- [RAW DATA]
================================

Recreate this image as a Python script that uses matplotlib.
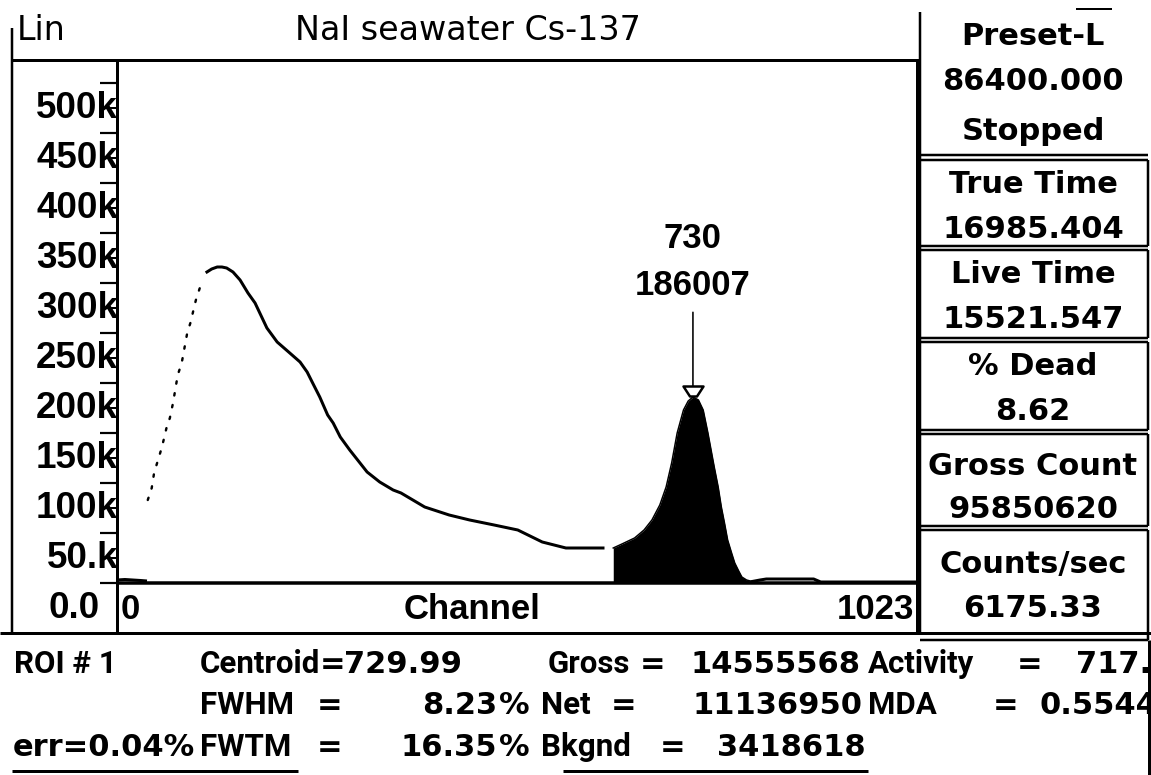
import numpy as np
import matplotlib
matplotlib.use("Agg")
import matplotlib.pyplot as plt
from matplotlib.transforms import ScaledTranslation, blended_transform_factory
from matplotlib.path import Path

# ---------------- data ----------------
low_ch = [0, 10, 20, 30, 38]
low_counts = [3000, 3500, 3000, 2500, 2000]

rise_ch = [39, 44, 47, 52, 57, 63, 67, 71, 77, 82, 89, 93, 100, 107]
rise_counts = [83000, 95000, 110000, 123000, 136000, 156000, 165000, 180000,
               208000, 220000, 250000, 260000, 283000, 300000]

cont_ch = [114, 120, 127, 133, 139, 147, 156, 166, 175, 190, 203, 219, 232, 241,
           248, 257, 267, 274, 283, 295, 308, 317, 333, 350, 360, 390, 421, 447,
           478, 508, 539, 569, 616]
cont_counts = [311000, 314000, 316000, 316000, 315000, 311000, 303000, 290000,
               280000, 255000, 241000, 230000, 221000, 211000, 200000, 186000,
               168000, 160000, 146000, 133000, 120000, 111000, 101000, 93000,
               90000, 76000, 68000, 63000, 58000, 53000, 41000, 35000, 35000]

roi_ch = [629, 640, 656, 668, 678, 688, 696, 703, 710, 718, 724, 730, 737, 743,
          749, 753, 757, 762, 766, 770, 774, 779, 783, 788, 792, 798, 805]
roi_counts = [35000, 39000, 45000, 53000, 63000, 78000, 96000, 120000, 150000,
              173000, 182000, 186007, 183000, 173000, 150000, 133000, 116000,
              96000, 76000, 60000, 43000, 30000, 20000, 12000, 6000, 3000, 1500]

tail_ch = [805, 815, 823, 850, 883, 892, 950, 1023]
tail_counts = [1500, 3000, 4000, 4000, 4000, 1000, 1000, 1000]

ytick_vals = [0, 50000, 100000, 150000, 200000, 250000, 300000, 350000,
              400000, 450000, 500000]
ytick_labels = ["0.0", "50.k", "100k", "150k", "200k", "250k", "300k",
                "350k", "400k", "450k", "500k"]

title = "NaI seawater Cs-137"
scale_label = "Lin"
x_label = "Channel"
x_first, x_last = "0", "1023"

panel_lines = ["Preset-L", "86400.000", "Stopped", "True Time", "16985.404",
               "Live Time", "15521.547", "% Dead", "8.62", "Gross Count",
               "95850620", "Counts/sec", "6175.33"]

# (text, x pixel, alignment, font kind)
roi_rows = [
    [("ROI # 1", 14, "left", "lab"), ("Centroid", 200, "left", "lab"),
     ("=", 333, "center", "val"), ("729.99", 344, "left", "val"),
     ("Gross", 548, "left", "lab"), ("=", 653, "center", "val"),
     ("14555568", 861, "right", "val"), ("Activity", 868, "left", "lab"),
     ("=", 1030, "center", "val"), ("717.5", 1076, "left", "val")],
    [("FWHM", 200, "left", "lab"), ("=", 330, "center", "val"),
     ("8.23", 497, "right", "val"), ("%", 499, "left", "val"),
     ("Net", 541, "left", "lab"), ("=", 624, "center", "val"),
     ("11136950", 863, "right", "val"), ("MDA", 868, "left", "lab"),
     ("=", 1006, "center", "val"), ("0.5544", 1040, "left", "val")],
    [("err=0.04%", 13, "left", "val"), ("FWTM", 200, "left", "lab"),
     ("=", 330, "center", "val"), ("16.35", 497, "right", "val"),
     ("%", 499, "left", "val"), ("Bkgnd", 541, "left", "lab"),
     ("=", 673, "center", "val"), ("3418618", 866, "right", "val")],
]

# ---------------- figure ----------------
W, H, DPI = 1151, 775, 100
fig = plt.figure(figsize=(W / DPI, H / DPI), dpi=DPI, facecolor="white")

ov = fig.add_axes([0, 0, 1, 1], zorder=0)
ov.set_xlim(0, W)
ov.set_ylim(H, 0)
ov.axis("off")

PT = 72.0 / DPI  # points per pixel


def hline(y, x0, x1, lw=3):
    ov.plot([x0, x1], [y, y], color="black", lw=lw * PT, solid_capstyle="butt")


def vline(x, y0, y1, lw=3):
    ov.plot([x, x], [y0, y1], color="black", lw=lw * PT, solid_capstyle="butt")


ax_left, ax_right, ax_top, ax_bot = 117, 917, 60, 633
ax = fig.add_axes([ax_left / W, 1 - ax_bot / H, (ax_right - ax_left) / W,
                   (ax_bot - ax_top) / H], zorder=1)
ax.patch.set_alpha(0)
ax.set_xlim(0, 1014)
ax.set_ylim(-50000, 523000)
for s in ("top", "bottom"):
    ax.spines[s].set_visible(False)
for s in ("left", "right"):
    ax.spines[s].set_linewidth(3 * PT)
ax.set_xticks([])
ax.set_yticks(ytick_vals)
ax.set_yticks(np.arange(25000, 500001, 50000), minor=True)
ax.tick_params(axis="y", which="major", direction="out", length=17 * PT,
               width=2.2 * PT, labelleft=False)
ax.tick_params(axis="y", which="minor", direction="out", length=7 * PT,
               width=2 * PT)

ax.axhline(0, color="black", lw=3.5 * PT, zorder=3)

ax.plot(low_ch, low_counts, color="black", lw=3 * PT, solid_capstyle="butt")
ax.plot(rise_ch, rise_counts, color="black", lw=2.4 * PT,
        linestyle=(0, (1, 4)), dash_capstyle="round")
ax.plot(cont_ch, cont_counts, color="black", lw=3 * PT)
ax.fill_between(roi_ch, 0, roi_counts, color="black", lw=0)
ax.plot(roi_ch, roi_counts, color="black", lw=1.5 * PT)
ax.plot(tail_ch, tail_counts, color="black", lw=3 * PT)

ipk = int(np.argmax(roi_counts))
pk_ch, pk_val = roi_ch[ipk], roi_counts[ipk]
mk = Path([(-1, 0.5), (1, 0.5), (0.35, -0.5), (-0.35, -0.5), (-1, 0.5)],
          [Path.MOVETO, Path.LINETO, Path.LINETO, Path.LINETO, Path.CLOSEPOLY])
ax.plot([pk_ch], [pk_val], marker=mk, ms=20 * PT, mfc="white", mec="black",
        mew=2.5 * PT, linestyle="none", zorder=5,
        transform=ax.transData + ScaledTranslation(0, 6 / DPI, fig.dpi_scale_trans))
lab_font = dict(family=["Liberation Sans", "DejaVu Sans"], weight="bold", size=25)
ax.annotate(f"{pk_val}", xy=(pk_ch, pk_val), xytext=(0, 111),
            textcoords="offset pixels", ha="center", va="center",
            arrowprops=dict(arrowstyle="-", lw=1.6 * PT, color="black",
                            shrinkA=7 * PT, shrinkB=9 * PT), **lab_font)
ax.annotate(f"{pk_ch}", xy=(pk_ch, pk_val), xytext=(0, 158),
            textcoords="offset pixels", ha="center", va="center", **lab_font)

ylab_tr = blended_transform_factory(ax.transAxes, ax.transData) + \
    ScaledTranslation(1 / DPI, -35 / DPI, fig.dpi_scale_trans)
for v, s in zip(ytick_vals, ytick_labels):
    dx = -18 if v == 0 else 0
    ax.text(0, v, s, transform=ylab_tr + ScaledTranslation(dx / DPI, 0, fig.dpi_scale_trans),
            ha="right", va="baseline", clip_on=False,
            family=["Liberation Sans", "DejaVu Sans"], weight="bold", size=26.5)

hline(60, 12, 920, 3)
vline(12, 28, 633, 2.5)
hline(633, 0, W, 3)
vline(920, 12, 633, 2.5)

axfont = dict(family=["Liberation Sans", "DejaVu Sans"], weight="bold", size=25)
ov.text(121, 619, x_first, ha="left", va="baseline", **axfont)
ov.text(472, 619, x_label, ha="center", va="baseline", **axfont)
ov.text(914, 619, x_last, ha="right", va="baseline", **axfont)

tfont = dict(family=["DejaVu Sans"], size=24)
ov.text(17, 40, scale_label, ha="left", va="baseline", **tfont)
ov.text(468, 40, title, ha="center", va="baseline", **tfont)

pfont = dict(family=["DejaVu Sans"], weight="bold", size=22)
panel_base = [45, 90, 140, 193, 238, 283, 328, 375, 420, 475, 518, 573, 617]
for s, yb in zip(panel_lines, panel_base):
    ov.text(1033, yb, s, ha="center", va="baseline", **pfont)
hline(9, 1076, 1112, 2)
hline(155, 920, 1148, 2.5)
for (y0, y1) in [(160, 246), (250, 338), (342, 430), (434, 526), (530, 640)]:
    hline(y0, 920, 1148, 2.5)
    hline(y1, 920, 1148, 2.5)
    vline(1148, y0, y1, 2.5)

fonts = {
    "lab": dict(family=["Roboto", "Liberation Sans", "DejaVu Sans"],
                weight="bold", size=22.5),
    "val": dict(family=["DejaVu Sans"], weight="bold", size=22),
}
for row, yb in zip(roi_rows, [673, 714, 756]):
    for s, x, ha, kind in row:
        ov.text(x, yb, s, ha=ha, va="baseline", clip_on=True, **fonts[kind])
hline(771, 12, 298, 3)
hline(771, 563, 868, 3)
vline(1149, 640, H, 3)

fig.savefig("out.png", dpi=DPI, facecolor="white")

================================

- [WRITTEN PROBLEM]
Write out, word for word, the lines from the start of the data through the one holding "208000, 220000, 250000, 260000, 283000, 300000]". Omit pictures.

- [THE SOLUTION]
Recreate this image as a Python script that uses matplotlib.
import numpy as np
import matplotlib
matplotlib.use("Agg")
import matplotlib.pyplot as plt
from matplotlib.transforms import ScaledTranslation, blended_transform_factory
from matplotlib.path import Path

# ---------------- data ----------------
low_ch = [0, 10, 20, 30, 38]
low_counts = [3000, 3500, 3000, 2500, 2000]

rise_ch = [39, 44, 47, 52, 57, 63, 67, 71, 77, 82, 89, 93, 100, 107]
rise_counts = [83000, 95000, 110000, 123000, 136000, 156000, 165000, 180000,
               208000, 220000, 250000, 260000, 283000, 300000]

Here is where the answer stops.